- Born: 1950 (age 75–76) Köln-Ehrenfeld, West Germany
- Occupation: Lawyer

= Edith Lunnebach =

German lawyer

Edith Lunnebach (born 1950, Köln-Ehrenfeld) is a German lawyer who has represented clients in German high profile cases such as in the Kurdish trial in Düsseldorf and NSU Trial.

== Education and early life ==
She graduated in Law in Stuttgart, Baden Württemberg in 1976, following which she worked as a jurist at the German Parity Welfare Association in Wuppertal until 1978.

In 1978 she obtained her certificate as an independent lawyer, also in Wuppertal. She moved to Cologne in 1979, and opened her lawyers office there.

== Notable trials ==
She defended Ingrid Strobl, a former editor of the feminist magazine EMMA, who was accused of having bought the clock which was used during the bombing of the Lufthansa office in Cologne by the Revolutionary Cells in 1986. During the trial, Lunnebach argued that the court could not prove that Strobl knew that the clock was going to be used in the bombing. Strobl was sentenced to five years imprisonment and released from prison in 1990.

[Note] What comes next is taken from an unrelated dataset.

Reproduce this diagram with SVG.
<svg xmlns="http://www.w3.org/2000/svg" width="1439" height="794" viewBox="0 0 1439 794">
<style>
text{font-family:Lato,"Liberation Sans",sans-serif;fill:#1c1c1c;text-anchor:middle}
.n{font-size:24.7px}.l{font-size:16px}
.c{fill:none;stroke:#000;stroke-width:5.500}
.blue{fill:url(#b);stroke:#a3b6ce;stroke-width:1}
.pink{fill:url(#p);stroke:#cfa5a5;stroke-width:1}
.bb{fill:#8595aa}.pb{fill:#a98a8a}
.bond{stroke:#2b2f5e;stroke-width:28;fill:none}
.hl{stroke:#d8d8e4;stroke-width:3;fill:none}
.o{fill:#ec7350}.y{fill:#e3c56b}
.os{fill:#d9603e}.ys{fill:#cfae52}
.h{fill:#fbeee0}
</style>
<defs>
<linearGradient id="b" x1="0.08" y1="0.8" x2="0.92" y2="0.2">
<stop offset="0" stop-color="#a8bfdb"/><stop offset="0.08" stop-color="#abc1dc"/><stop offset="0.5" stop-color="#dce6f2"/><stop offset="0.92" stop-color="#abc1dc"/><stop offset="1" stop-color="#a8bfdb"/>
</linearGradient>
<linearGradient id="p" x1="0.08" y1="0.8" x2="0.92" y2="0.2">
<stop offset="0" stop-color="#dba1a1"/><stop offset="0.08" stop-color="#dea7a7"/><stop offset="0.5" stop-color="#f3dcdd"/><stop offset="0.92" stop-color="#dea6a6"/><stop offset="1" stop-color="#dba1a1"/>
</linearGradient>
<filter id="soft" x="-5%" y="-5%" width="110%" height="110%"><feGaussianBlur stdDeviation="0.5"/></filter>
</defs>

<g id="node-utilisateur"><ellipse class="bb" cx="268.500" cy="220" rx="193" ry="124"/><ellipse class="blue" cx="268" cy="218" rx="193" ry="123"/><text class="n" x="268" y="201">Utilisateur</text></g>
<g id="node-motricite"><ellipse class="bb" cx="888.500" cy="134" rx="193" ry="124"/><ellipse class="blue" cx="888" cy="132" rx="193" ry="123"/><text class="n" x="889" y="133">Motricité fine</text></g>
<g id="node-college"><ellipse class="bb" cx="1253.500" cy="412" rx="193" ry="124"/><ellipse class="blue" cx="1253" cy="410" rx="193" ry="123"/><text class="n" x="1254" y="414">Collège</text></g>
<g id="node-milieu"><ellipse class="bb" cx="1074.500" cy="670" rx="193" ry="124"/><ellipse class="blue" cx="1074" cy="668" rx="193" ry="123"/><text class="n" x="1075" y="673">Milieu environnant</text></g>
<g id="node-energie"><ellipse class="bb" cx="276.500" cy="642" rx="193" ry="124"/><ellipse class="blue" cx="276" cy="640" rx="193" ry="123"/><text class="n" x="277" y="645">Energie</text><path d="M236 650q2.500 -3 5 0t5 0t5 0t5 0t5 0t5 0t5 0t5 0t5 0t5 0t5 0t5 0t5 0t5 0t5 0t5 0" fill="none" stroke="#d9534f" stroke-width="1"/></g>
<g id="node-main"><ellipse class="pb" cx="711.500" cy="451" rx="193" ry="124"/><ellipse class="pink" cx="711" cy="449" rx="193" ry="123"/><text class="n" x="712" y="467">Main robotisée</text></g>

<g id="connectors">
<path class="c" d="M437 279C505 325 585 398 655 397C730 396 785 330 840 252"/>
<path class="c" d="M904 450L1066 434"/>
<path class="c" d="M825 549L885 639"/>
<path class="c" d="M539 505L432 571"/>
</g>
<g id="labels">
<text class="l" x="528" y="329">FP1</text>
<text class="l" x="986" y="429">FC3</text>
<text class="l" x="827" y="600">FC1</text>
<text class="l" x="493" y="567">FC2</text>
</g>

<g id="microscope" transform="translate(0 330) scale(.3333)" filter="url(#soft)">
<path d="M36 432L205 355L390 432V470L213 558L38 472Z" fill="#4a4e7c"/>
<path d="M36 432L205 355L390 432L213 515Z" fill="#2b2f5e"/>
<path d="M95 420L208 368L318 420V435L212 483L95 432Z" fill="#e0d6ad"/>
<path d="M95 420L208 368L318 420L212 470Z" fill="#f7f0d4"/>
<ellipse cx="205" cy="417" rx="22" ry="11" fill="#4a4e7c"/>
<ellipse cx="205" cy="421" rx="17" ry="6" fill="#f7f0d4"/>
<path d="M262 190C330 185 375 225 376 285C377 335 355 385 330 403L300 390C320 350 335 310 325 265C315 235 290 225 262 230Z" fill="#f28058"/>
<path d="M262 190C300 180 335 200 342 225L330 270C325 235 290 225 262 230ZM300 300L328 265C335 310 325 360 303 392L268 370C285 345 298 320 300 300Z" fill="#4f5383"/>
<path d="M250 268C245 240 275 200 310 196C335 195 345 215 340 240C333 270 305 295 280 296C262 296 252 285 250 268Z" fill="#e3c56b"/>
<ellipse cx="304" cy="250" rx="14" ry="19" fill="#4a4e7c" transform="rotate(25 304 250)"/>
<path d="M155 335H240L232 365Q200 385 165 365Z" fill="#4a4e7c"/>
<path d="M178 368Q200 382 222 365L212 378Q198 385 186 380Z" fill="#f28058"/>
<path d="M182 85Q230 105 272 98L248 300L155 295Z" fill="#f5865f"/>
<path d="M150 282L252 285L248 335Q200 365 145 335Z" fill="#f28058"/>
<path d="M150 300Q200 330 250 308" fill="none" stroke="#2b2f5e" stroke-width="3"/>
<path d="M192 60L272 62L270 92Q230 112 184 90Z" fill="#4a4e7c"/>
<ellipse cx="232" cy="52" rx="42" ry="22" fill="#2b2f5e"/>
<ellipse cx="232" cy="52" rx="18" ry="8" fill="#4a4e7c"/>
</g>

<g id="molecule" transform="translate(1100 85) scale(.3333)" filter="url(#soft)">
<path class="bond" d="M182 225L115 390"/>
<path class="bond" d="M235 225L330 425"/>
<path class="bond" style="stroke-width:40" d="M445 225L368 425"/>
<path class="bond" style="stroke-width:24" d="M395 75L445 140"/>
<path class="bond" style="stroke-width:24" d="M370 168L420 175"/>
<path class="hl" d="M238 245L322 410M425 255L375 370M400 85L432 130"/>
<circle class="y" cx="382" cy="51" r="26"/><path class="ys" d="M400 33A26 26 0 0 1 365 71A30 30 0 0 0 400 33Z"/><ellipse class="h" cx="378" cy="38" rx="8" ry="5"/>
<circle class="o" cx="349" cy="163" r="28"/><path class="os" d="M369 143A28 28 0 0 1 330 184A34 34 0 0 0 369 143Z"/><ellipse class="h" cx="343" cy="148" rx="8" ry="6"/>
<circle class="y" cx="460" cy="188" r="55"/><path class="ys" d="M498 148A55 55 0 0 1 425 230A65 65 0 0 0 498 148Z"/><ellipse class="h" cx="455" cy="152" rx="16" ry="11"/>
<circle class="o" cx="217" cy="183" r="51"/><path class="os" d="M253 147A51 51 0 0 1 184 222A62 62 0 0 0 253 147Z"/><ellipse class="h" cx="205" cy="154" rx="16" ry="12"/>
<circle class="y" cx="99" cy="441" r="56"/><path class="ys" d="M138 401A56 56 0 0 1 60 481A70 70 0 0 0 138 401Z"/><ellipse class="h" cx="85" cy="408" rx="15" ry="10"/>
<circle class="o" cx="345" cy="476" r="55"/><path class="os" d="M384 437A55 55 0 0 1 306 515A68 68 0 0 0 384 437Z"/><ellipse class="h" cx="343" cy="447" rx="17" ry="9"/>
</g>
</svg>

She was a lawyer in the so called Kurdish Trial in Düsseldorf, a large trial against members of the Kurdistan Workers' Party (PKK) which lasted from 1989 to 7 March 1994, costed about 70 Mio. DM. (35 Mio. Euros) and almost 200 witnesses were called to testify. It was an exceptional trial for which the main hall was amplified in order to provide enough room for the expected seventy participants amongst prosecutors and lawyers of the defense and also for the translators needed for the trial. During the trial in Düsseldorf she was prosecuted for offending the presiding Judge Jörg Winfried Belker, but acquitted by a court in Cologne. She was again prosecuted and also fined for allegedly saying in court "And you are our Stasi". She appealed against the fine and was acquitted due to the invalidity of the courts protocol as evidence. It was the first time that a lawyer of the defense was prosecuted for an event happening in court, which was seen as an attempt to intimidate the lawyers of the defense by the prosecution. In 1991 she quit the defense at the Kurdish Trial in Düsseldorf as her client disappeared.

She was also the lawyer of the National Socialist Underground (NSU) victims of the arson attack in Cologne in 2001 during the NSU Trial. During the trial, she criticized the state prosecution for obstructing the investigation of the NSU network and that it only viewed the NSU as a cell of three people.

== Personal life ==
Edith Lunnebach is married to Arnim Gozlem.